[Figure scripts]
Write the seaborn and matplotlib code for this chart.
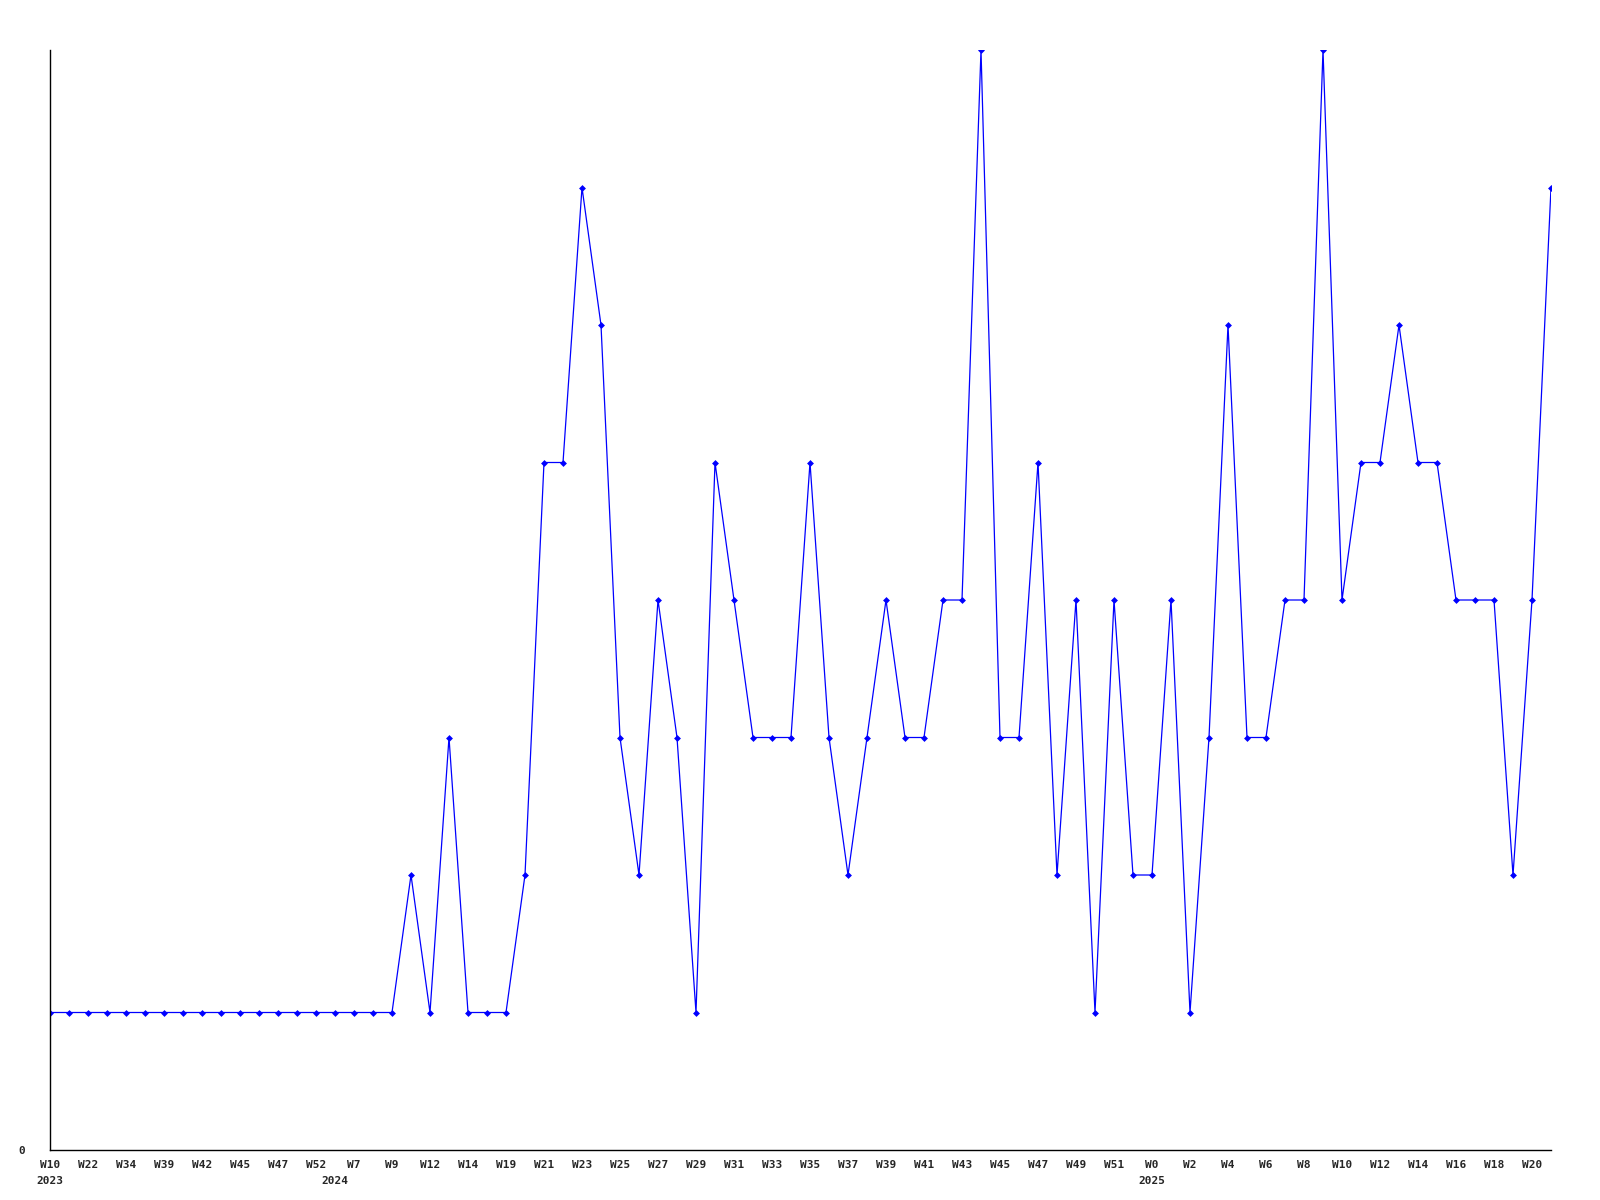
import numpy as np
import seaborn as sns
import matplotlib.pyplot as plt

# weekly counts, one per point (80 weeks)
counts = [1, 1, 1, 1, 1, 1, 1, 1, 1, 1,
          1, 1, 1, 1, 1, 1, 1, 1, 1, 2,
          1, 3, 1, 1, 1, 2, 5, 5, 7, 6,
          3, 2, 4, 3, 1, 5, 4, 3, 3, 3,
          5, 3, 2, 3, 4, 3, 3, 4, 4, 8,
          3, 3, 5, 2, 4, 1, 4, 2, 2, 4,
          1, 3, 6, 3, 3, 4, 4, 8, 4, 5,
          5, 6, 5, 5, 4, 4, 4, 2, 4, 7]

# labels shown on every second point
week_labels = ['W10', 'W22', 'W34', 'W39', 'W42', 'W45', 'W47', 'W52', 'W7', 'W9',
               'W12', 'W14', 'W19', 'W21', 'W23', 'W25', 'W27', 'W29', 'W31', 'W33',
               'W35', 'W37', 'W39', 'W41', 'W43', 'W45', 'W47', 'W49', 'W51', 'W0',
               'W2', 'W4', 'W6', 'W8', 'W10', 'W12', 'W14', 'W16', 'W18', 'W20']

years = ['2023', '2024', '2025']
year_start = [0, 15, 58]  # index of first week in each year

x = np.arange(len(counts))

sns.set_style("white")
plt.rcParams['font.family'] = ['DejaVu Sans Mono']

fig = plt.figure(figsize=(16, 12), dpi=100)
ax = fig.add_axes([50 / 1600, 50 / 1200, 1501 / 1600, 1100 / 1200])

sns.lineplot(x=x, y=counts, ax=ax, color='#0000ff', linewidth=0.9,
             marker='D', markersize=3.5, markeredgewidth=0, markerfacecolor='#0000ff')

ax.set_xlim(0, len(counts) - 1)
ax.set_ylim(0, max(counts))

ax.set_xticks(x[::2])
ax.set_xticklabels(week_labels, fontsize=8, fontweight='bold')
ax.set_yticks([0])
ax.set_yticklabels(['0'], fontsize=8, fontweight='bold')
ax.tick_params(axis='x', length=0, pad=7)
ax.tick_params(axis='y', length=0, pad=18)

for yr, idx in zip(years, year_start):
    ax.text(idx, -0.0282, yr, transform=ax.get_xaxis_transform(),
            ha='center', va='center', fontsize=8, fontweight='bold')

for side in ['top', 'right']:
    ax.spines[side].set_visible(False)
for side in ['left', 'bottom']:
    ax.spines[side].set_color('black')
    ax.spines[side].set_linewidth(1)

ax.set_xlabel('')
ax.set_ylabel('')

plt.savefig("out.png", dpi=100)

---

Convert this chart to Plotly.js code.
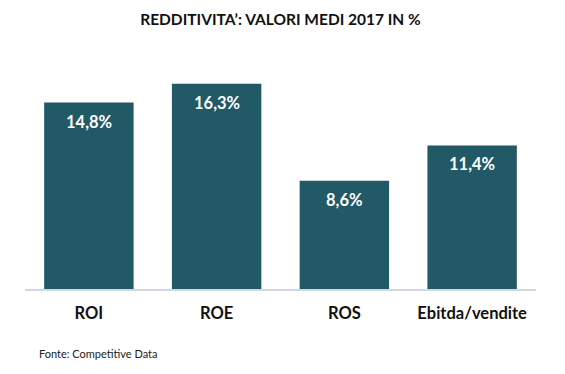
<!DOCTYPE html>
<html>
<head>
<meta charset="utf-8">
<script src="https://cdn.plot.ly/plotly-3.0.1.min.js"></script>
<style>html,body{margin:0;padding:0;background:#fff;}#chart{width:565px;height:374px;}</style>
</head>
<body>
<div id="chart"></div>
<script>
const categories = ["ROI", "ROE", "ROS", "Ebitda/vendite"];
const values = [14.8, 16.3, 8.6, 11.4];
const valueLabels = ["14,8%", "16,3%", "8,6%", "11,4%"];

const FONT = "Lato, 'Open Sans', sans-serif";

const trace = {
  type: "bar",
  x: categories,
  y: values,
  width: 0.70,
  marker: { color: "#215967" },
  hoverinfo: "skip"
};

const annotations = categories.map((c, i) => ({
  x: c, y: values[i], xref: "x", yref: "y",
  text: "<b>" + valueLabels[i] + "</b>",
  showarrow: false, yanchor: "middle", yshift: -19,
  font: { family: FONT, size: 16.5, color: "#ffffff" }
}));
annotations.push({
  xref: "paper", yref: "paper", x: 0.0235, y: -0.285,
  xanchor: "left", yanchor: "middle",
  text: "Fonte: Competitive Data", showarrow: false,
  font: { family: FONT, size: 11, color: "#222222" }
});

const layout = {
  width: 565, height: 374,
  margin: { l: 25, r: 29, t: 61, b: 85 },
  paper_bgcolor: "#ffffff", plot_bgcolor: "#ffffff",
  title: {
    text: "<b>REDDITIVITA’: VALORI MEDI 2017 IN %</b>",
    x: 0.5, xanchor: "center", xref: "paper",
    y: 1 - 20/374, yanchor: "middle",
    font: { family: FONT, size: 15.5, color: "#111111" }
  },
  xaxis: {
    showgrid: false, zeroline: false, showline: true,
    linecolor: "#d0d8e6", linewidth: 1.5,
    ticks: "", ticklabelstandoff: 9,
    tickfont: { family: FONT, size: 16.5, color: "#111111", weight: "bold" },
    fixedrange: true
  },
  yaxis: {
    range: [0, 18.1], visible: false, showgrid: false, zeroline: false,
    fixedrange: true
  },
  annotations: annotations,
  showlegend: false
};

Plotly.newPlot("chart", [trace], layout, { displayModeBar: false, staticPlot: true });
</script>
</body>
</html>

Job: Working from the entries above, reproduce exactly and only the lines beginning with the line that has "Write the seaborn" and ending with the line that has "5, 6, 5, 5, 4, 4, 4, 2, 4, 7]"; omit all pictures.

Response for this exercise:
Write the seaborn and matplotlib code for this chart.
import numpy as np
import seaborn as sns
import matplotlib.pyplot as plt

# weekly counts, one per point (80 weeks)
counts = [1, 1, 1, 1, 1, 1, 1, 1, 1, 1,
          1, 1, 1, 1, 1, 1, 1, 1, 1, 2,
          1, 3, 1, 1, 1, 2, 5, 5, 7, 6,
          3, 2, 4, 3, 1, 5, 4, 3, 3, 3,
          5, 3, 2, 3, 4, 3, 3, 4, 4, 8,
          3, 3, 5, 2, 4, 1, 4, 2, 2, 4,
          1, 3, 6, 3, 3, 4, 4, 8, 4, 5,
          5, 6, 5, 5, 4, 4, 4, 2, 4, 7]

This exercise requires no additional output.